Text of Article Contained in Newsday, August 25, 1996
LI BUSINESS SPOTLIGHT, Pages F11

Small-Business Tax Crusade | By Caryn Eve Murray

TAXATION WITHOUT representation hardly seems like an issue for modern-day business accounting. But by his own admission, tax attorney Barry Leibowicz has rarely been one to shy away from any kind of battle with injustice.

And so it is that the Queens College accounting professor – who fine-tuned his sense of justice in the 1960s, as a law student working with the Connecticut Civil Liberties Union – recently placed himself in the middle of a tax crusade on the part of struggling small business owners.

Leibowicz prodded two state lawmakers from Suffolk County to reshape a portion of New York tax law to extend business owners’ rights to a hearing when they believe the state has overassessed the amount of sales tax owed. New York last year collected some $13.5 billion in sales tax statewide, with the state’s share of that sum nearly $6.7 billion.

Signed by Gov. George Pataki last month, the new law takes effect in January, giving the state’s estimated 600,000 sales-tax-collecting businesses of all sizes the long-sought-after right to challenge their sales tax assessment beyond the present time limit.

Under current law, unless the business files its protest within 90days of receiving the assessment, it forever forfeits the ability to be heard before the state’s Division of Tax Appeals. Even if they are right. Even if they’ve been overassessed. Even if they can prove it.

“The idea,” said Leibowicz, “is to give a guy the right to show he doesn’t owe any money. Don’t bar him from the courthouse.”

In other words, “if the tax department said they underpaid their sales tax and they never had the time to make their case, they could lose a couple thousand here, a couple thousand there,” said Bruce Geiger, an aide to State Sen. Owen Johnson (R-Babylon), who sponsored the bill along with Assemb. Paul Harenberg (D-Bayport).

The new provision is expected to extend the rights already existing under state and federal income tax law to those businesses that are entrusted with the collection of state sales tax. That will make such hearings much more accessible to owners of such businesses as, say a small deli in Farmingdale, a stationery store in Flushing, a furniture outlet in Copiague or a gas station in Sunnyside – which, incidentally, was the very sort of business his father owned and operated while Leibowicz, now 48, was growing up in Forest Hills.

“This applies to anyone who pays sales tax in the state of New York, all stores,” said Stephen Liss, Harenberg’s counsel. “But the feeling is that Macy’s has the wherewithal to hire [accountants] and they can take care of this and protest in a timely manner. It is the small guy who gets caught in this. And it was an unfair trap. A period of 90 days is short, especially for small businessmen.”
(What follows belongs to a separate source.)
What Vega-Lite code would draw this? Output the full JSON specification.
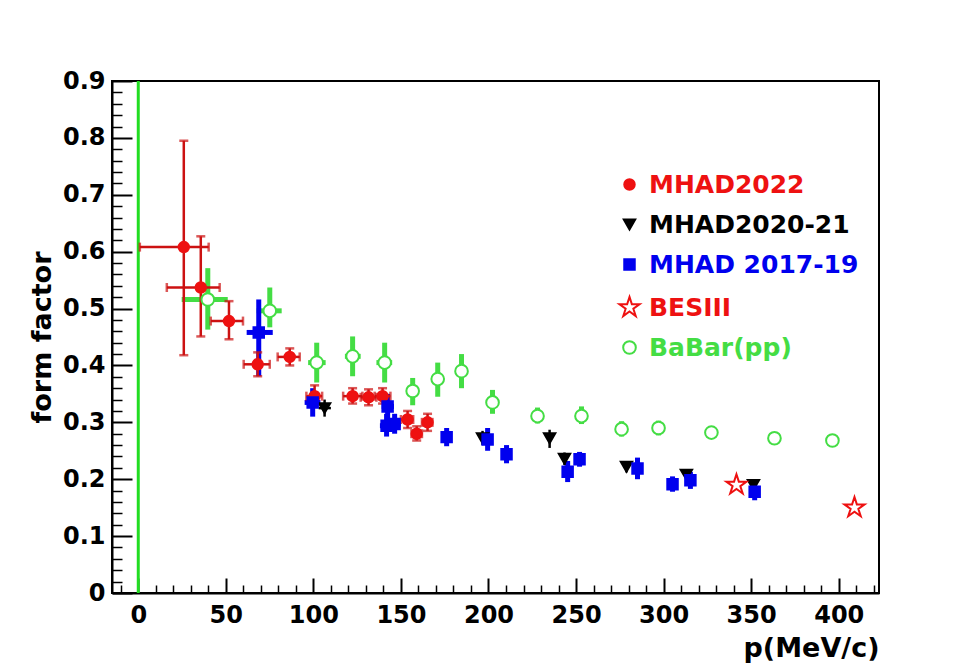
{
  "$schema": "https://vega.github.io/schema/vega-lite/v6.json",
  "width": 767,
  "height": 512,
  "autosize": "none",
  "padding": {"left": 112, "top": 81, "right": 91, "bottom": 75},
  "background": "white",
  "config": {"view": {"stroke": "black", "strokeWidth": 2}},
  "data": {"values": [
    {"s":"BaBar(pp)","p":39.7,"ff":0.516,"plo":24.8,"phi":51.1,"flo":0.463,"fhi":0.571},
    {"s":"BaBar(pp)","p":75.1,"ff":0.496,"plo":67.6,"phi":81.9,"flo":0.467,"fhi":0.537},
    {"s":"BaBar(pp)","p":101.9,"ff":0.405,"plo":97,"phi":107,"flo":0.37,"fhi":0.44},
    {"s":"BaBar(pp)","p":122.4,"ff":0.416,"plo":118,"phi":127,"flo":0.381,"fhi":0.451},
    {"s":"BaBar(pp)","p":140.7,"ff":0.405,"plo":136,"phi":145,"flo":0.37,"fhi":0.44},
    {"s":"BaBar(pp)","p":156.7,"ff":0.355,"flo":0.33,"fhi":0.378},
    {"s":"BaBar(pp)","p":171,"ff":0.376,"flo":0.345,"fhi":0.405},
    {"s":"BaBar(pp)","p":184.6,"ff":0.39,"flo":0.36,"fhi":0.42},
    {"s":"BaBar(pp)","p":202.3,"ff":0.335,"flo":0.315,"fhi":0.357},
    {"s":"BaBar(pp)","p":228,"ff":0.311,"flo":0.298,"fhi":0.326},
    {"s":"BaBar(pp)","p":253.1,"ff":0.311,"flo":0.297,"fhi":0.328},
    {"s":"BaBar(pp)","p":276,"ff":0.288,"flo":0.275,"fhi":0.302},
    {"s":"BaBar(pp)","p":297.1,"ff":0.29,"flo":0.277,"fhi":0.303},
    {"s":"BaBar(pp)","p":327.3,"ff":0.282},
    {"s":"BaBar(pp)","p":363.3,"ff":0.272},
    {"s":"BaBar(pp)","p":396.4,"ff":0.268},
    {"s":"MHAD2022","p":26.0,"ff":0.608,"plo":0.9,"phi":40.2,"flo":0.418,"fhi":0.795},
    {"s":"MHAD2022","p":35.7,"ff":0.537,"plo":16.3,"phi":46.5,"flo":0.451,"fhi":0.627},
    {"s":"MHAD2022","p":51.8,"ff":0.478,"plo":41.4,"phi":59.8,"flo":0.446,"fhi":0.513},
    {"s":"MHAD2022","p":68.2,"ff":0.402,"plo":60.2,"phi":75.1,"flo":0.381,"fhi":0.423},
    {"s":"MHAD2022","p":86.5,"ff":0.415,"plo":79.6,"phi":92.2,"flo":0.4,"fhi":0.43},
    {"s":"MHAD2022","p":100.7,"ff":0.346,"plo":96,"phi":105,"flo":0.33,"fhi":0.365},
    {"s":"MHAD2022","p":122.4,"ff":0.346,"plo":117,"phi":128,"flo":0.333,"fhi":0.36},
    {"s":"MHAD2022","p":131.5,"ff":0.344,"plo":127,"phi":136,"flo":0.33,"fhi":0.358},
    {"s":"MHAD2022","p":139.5,"ff":0.346,"plo":135,"phi":144,"flo":0.333,"fhi":0.36},
    {"s":"MHAD2022","p":153.8,"ff":0.305,"plo":150,"phi":157,"flo":0.29,"fhi":0.32},
    {"s":"MHAD2022","p":159,"ff":0.28,"plo":156,"phi":162,"flo":0.268,"fhi":0.293},
    {"s":"MHAD2022","p":165.2,"ff":0.3,"plo":162,"phi":168,"flo":0.285,"fhi":0.315},
    {"s":"MHAD2020-21","p":106.4,"ff":0.325,"plo":103,"phi":110,"flo":0.31,"fhi":0.34},
    {"s":"MHAD2020-21","p":196.6,"ff":0.272,"flo":0.26,"fhi":0.285},
    {"s":"MHAD2020-21","p":234.9,"ff":0.272,"flo":0.255,"fhi":0.287},
    {"s":"MHAD2020-21","p":243.4,"ff":0.236,"flo":0.225,"fhi":0.247},
    {"s":"MHAD2020-21","p":278.8,"ff":0.222,"flo":0.212,"fhi":0.232},
    {"s":"MHAD2020-21","p":313,"ff":0.208,"flo":0.198,"fhi":0.218},
    {"s":"MHAD2020-21","p":351.3,"ff":0.19,"flo":0.18,"fhi":0.2},
    {"s":"MHAD 2017-19","p":68.8,"ff":0.458,"plo":61.9,"phi":76.8,"flo":0.381,"fhi":0.516},
    {"s":"MHAD 2017-19","p":99.6,"ff":0.335,"plo":95,"phi":104,"flo":0.31,"fhi":0.36},
    {"s":"MHAD 2017-19","p":142.4,"ff":0.328,"plo":139,"phi":146,"flo":0.305,"fhi":0.35},
    {"s":"MHAD 2017-19","p":141.8,"ff":0.294,"plo":138,"phi":146,"flo":0.275,"fhi":0.315},
    {"s":"MHAD 2017-19","p":146.4,"ff":0.297,"plo":143,"phi":150,"flo":0.28,"fhi":0.315},
    {"s":"MHAD 2017-19","p":176.1,"ff":0.274,"flo":0.258,"fhi":0.29},
    {"s":"MHAD 2017-19","p":199.5,"ff":0.27,"flo":0.25,"fhi":0.29},
    {"s":"MHAD 2017-19","p":210.3,"ff":0.244,"flo":0.228,"fhi":0.26},
    {"s":"MHAD 2017-19","p":245.2,"ff":0.213,"flo":0.195,"fhi":0.232},
    {"s":"MHAD 2017-19","p":252,"ff":0.235,"flo":0.222,"fhi":0.248},
    {"s":"MHAD 2017-19","p":285.1,"ff":0.219,"flo":0.2,"fhi":0.238},
    {"s":"MHAD 2017-19","p":305.1,"ff":0.191,"flo":0.178,"fhi":0.205},
    {"s":"MHAD 2017-19","p":315.3,"ff":0.198,"flo":0.183,"fhi":0.213},
    {"s":"MHAD 2017-19","p":352,"ff":0.178,"flo":0.163,"fhi":0.195},
    {"s":"BESIII","p":341.6,"ff":0.19},
    {"s":"BESIII","p":409,"ff":0.15}
  ]},
  "resolve": {"axis": {"x": "independent", "y": "independent"}},
  "layer": [
    {
      "data": {"values": [{}]},
      "mark": {"type": "rule", "color": "#22dd22", "strokeWidth": 3},
      "encoding": {
        "x": {"datum": 0, "type": "quantitative", "scale": {"domain": [-15, 423], "nice": false, "zero": false},
          "axis": {"orient": "bottom", "values": [-10,10,20,30,40,60,70,80,90,110,120,130,140,160,170,180,190,210,220,230,240,260,270,280,290,310,320,330,340,360,370,380,390,410,420],
            "labels": false, "domain": false, "grid": false, "tickSize": -8, "tickWidth": 1.5, "tickColor": "black", "title": null}},
        "y": {"datum": 0, "type": "quantitative", "scale": {"domain": [0, 0.9], "nice": false, "zero": false},
          "axis": {"orient": "left", "values": [0.02,0.04,0.06,0.08,0.12,0.14,0.16,0.18,0.22,0.24,0.26,0.28,0.32,0.34,0.36,0.38,0.42,0.44,0.46,0.48,0.52,0.54,0.56,0.58,0.62,0.64,0.66,0.68,0.72,0.74,0.76,0.78,0.82,0.84,0.86,0.88],
            "labels": false, "domain": false, "grid": false, "tickSize": -10, "tickWidth": 1.5, "tickColor": "black", "title": null}},
        "y2": {"datum": 0.9}
      }
    },
    {
      "transform": [{"filter": "datum.s == 'BaBar(pp)' || datum.s == 'MHAD 2017-19'"}],
      "mark": {"type": "rule", "strokeWidth": 5},
      "encoding": {
        "x": {"field": "plo", "type": "quantitative", "scale": {"domain": [-15, 423], "nice": false, "zero": false},
          "axis": {"orient": "bottom", "values": [0,50,100,150,200,250,300,350,400], "format": "d", "grid": false,
            "tickSize": -15, "tickWidth": 2, "tickColor": "black", "domainColor": "black", "domainWidth": 2,
            "labelFont": "DejaVu Sans", "labelFontSize": 24, "labelFontWeight": "bold", "labelColor": "black", "labelPadding": 25,
            "title": "p(MeV/c)", "titleAnchor": "end", "titleFont": "DejaVu Sans", "titleFontSize": 27, "titleFontWeight": "bold", "titleColor": "black", "titlePadding": 8}},
        "x2": {"field": "phi"},
        "y": {"field": "ff", "type": "quantitative", "scale": {"domain": [0, 0.9], "nice": false, "zero": false},
          "axis": {"orient": "left", "values": [0,0.1,0.2,0.3,0.4,0.5,0.6,0.7,0.8,0.9], "format": ".1~f", "grid": false,
            "tickSize": -20, "tickWidth": 2, "tickColor": "black", "domainColor": "black", "domainWidth": 2,
            "labelFont": "DejaVu Sans", "labelFontSize": 24, "labelFontWeight": "bold", "labelColor": "black", "labelPadding": 27,
            "title": "form factor", "titleFont": "DejaVu Sans", "titleFontSize": 27, "titleFontWeight": "bold", "titleColor": "black", "titlePadding": 6}},
        "color": {"field": "s", "type": "nominal", "legend": null,
          "scale": {"domain": ["BaBar(pp)","MHAD 2017-19","MHAD2022","MHAD2020-21","BESIII"], "range": ["#44dd44","#0000ee","#cc1111","#000000","#cc1111"]}}
      }
    },
    {
      "transform": [{"filter": "datum.s == 'BaBar(pp)' || datum.s == 'MHAD 2017-19'"}],
      "mark": {"type": "rule", "strokeWidth": 5},
      "encoding": {
        "x": {"field": "p", "type": "quantitative", "scale": {"domain": [-15, 423], "nice": false, "zero": false}, "axis": null},
        "y": {"field": "flo", "type": "quantitative", "scale": {"domain": [0, 0.9], "nice": false, "zero": false}, "axis": null},
        "y2": {"field": "fhi"},
        "color": {"field": "s", "type": "nominal", "legend": null,
          "scale": {"domain": ["BaBar(pp)","MHAD 2017-19","MHAD2022","MHAD2020-21","BESIII"], "range": ["#44dd44","#0000ee","#cc1111","#000000","#cc1111"]}}
      }
    },
    {
      "transform": [{"filter": "datum.s == 'MHAD2022' || datum.s == 'MHAD2020-21'"}],
      "mark": {"type": "rule", "strokeWidth": 2.5},
      "encoding": {
        "x": {"field": "plo", "type": "quantitative", "scale": {"domain": [-15, 423], "nice": false, "zero": false}, "axis": null},
        "x2": {"field": "phi"},
        "y": {"field": "ff", "type": "quantitative", "scale": {"domain": [0, 0.9], "nice": false, "zero": false}, "axis": null},
        "color": {"field": "s", "type": "nominal", "legend": null,
          "scale": {"domain": ["BaBar(pp)","MHAD 2017-19","MHAD2022","MHAD2020-21","BESIII"], "range": ["#44dd44","#0000ee","#cc1111","#000000","#cc1111"]}}
      }
    },
    {
      "transform": [{"filter": "datum.s == 'MHAD2022' || datum.s == 'MHAD2020-21'"}],
      "mark": {"type": "rule", "strokeWidth": 2.5},
      "encoding": {
        "x": {"field": "p", "type": "quantitative", "scale": {"domain": [-15, 423], "nice": false, "zero": false}, "axis": null},
        "y": {"field": "flo", "type": "quantitative", "scale": {"domain": [0, 0.9], "nice": false, "zero": false}, "axis": null},
        "y2": {"field": "fhi"},
        "color": {"field": "s", "type": "nominal", "legend": null,
          "scale": {"domain": ["BaBar(pp)","MHAD 2017-19","MHAD2022","MHAD2020-21","BESIII"], "range": ["#44dd44","#0000ee","#cc1111","#000000","#cc1111"]}}
      }
    },
    {
      "transform": [{"filter": "datum.s == 'MHAD2022'"}, {"fold": ["flo", "fhi"], "as": ["k", "v"]}],
      "mark": {"type": "tick", "orient": "horizontal", "color": "#cc1111", "size": 9, "thickness": 2.5},
      "encoding": {
        "x": {"field": "p", "type": "quantitative", "scale": {"domain": [-15, 423], "nice": false, "zero": false}, "axis": null},
        "y": {"field": "v", "type": "quantitative", "scale": {"domain": [0, 0.9], "nice": false, "zero": false}, "axis": null}
      }
    },
    {
      "transform": [{"filter": "datum.s == 'MHAD2022'"}, {"fold": ["plo", "phi"], "as": ["k", "v"]}],
      "mark": {"type": "tick", "orient": "vertical", "color": "#cc1111", "size": 9, "thickness": 2.5},
      "encoding": {
        "x": {"field": "v", "type": "quantitative", "scale": {"domain": [-15, 423], "nice": false, "zero": false}, "axis": null},
        "y": {"field": "ff", "type": "quantitative", "scale": {"domain": [0, 0.9], "nice": false, "zero": false}, "axis": null}
      }
    },
    {
      "mark": {"type": "point", "strokeWidth": 2, "opacity": 1},
      "encoding": {
        "x": {"field": "p", "type": "quantitative", "scale": {"domain": [-15, 423], "nice": false, "zero": false}, "axis": null},
        "y": {"field": "ff", "type": "quantitative", "scale": {"domain": [0, 0.9], "nice": false, "zero": false}, "axis": null},
        "shape": {"field": "s", "type": "nominal",
          "scale": {"domain": ["MHAD2022","MHAD2020-21","MHAD 2017-19","BESIII","BaBar(pp)"],
            "range": ["circle","triangle-down","square","M0,-1L0.2245,-0.309L0.951,-0.309L0.363,0.118L0.588,0.809L0,0.382L-0.588,0.809L-0.363,0.118L-0.951,-0.309L-0.2245,-0.309Z","circle"]},
          "legend": {"title": null, "orient": "none", "legendX": 505, "legendY": 91, "labelFont": "DejaVu Sans", "labelFontSize": 25, "labelFontWeight": "bold",
            "rowPadding": 14, "labelOffset": 7, "symbolStrokeWidth": 2, "labelLimit": 400,
            "labelColor": {"expr": "datum.label == 'MHAD2020-21' ? '#000000' : datum.label == 'MHAD 2017-19' ? '#0000ee' : datum.label == 'BaBar(pp)' ? '#44dd44' : '#ee1111'"}}},
        "fill": {"field": "s", "type": "nominal",
          "scale": {"domain": ["MHAD2022","MHAD2020-21","MHAD 2017-19","BESIII","BaBar(pp)"], "range": ["#ee1111","#000000","#0000ee","#ffffff","#ffffff"]}},
        "stroke": {"field": "s", "type": "nominal",
          "scale": {"domain": ["MHAD2022","MHAD2020-21","MHAD 2017-19","BESIII","BaBar(pp)"], "range": ["#ee1111","#000000","#0000ee","#ee1111","#44dd44"]}},
        "size": {"field": "s", "type": "nominal",
          "scale": {"type": "ordinal", "domain": ["MHAD2022","MHAD2020-21","MHAD 2017-19","BESIII","BaBar(pp)"], "range": [110, 130, 110, 450, 160]}}
      }
    }
  ]
}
Not surprisingly, it was the plight of one of Leibowicz’ clients, a Suffolk County small businessman besieged with a host of state tax woes, that led him to call for the new measure. Ironically, however, the 90-day protest window was not one of his client’s panoply of troubles. That thorny subject only entered the discussion after Leibowicz contacted state lawmakers on behalf of his client.

One tale of tax dilemmas led to another, “and then this subject came up in discussion,” Leibowicz said. “I said, basically, the state gets to keep this money right now because of this technicality.”

Worse yet, said Leibowicz, unlike most other tax debts, even owners of incorporated businesses, which have limited personal liability, remain liable for sales tax remittance – thus their personal assets can be seized, if necessary. Unlike income tax, sales tax is considered a “trust,” something a business collects on behalf of state and local government.

Intrigued, Liss asked Leibowicz to write a letter, then a first draft of the proposed legislation.

“Surprisingly, yes, legislation really does work this way,” Liss said. “You’re talking eighth grade civics, but it really does work this way. It can begin with a constituent who writes to you and says something and we say to them, `Well that seems odd.”

“Writing a letter is a powerful thing.”

The measure got added power through the business community’s united voice. Once the language took shape in both houses of the Legislature, it quickly gathered endorsements, including that of the Long Island Association.

“We were pretty involved in this one, it was a big concern for our membership,” said Valerie Zurblis Scibilia, communications director for the 3,000-member LIA.

Lately, the attorney with the lifelong sense of justice has been feeling a mixed sense of surprise along with satisfaction.

“It’s pretty exciting to me,” Leibowicz said. “I never thought one person could have such an effect on legislation.”

Thus, another era of taxation without representation was put to rest. And even if history doesn’t necessarily record this bloodless, quiet revolution, hundreds of thousands of New York businesses will surely take note.